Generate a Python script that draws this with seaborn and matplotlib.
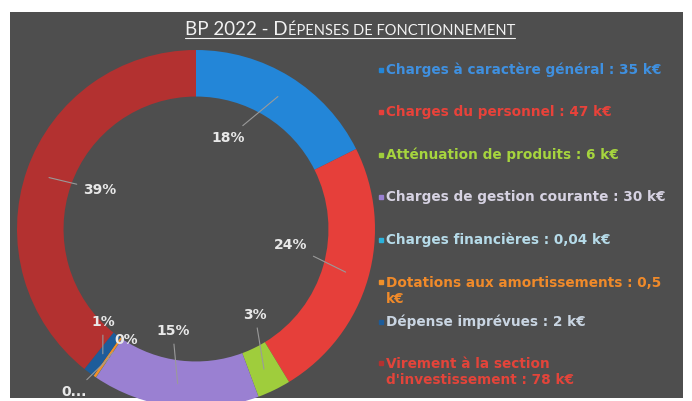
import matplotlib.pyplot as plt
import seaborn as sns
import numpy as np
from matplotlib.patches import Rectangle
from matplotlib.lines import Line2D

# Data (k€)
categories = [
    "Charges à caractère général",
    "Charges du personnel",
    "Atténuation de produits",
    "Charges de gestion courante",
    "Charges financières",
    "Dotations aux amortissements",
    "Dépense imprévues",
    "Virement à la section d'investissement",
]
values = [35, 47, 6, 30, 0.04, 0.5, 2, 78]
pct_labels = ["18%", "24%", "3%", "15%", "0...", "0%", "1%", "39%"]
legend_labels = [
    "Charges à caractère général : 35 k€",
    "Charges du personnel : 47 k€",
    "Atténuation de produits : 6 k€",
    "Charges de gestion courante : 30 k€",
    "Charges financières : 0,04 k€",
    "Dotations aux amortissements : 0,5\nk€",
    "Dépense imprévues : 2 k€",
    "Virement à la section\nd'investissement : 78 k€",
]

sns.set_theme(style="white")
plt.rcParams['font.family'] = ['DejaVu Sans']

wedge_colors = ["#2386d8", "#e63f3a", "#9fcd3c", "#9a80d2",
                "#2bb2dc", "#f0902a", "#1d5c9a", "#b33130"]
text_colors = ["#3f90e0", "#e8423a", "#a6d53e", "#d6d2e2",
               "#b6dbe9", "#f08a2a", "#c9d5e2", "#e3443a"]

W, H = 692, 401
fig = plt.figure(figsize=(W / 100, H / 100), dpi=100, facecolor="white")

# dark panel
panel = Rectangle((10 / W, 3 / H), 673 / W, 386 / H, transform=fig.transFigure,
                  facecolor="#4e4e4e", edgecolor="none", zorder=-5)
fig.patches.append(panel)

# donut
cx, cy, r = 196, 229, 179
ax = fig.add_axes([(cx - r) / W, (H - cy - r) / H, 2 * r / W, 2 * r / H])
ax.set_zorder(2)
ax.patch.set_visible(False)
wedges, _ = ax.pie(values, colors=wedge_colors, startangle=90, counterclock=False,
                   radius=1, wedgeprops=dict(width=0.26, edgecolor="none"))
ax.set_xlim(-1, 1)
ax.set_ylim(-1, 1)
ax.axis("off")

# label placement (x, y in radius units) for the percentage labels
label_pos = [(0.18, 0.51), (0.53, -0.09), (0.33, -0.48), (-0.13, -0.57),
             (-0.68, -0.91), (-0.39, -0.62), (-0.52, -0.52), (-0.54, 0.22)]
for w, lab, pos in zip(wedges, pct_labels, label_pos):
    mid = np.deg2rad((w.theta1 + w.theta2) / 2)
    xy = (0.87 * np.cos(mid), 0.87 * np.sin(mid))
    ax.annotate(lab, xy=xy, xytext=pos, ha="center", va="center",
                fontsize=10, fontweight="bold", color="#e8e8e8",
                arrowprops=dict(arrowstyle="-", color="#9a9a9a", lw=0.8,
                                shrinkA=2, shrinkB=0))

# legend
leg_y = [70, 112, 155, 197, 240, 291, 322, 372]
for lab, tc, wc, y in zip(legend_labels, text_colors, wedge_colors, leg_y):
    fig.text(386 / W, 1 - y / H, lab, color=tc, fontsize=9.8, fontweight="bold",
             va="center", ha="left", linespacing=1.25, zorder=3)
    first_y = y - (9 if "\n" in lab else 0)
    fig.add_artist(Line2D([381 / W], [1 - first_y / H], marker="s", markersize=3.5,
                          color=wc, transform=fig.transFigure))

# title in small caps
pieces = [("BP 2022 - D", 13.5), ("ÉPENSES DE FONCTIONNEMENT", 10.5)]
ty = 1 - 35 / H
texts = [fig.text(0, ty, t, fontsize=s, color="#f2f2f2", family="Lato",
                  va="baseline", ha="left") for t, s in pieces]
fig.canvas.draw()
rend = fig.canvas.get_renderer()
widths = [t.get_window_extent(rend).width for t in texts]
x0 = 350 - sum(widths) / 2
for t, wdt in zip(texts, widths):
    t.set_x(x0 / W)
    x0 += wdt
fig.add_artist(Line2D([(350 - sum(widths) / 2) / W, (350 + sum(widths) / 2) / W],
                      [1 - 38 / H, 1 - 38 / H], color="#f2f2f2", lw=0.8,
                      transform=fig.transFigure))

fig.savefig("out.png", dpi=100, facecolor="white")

◆ **To be done**
Copy out the lines that hold "seaborn".

◆ **The result**
Generate a Python script that draws this with seaborn and matplotlib.
import seaborn as sns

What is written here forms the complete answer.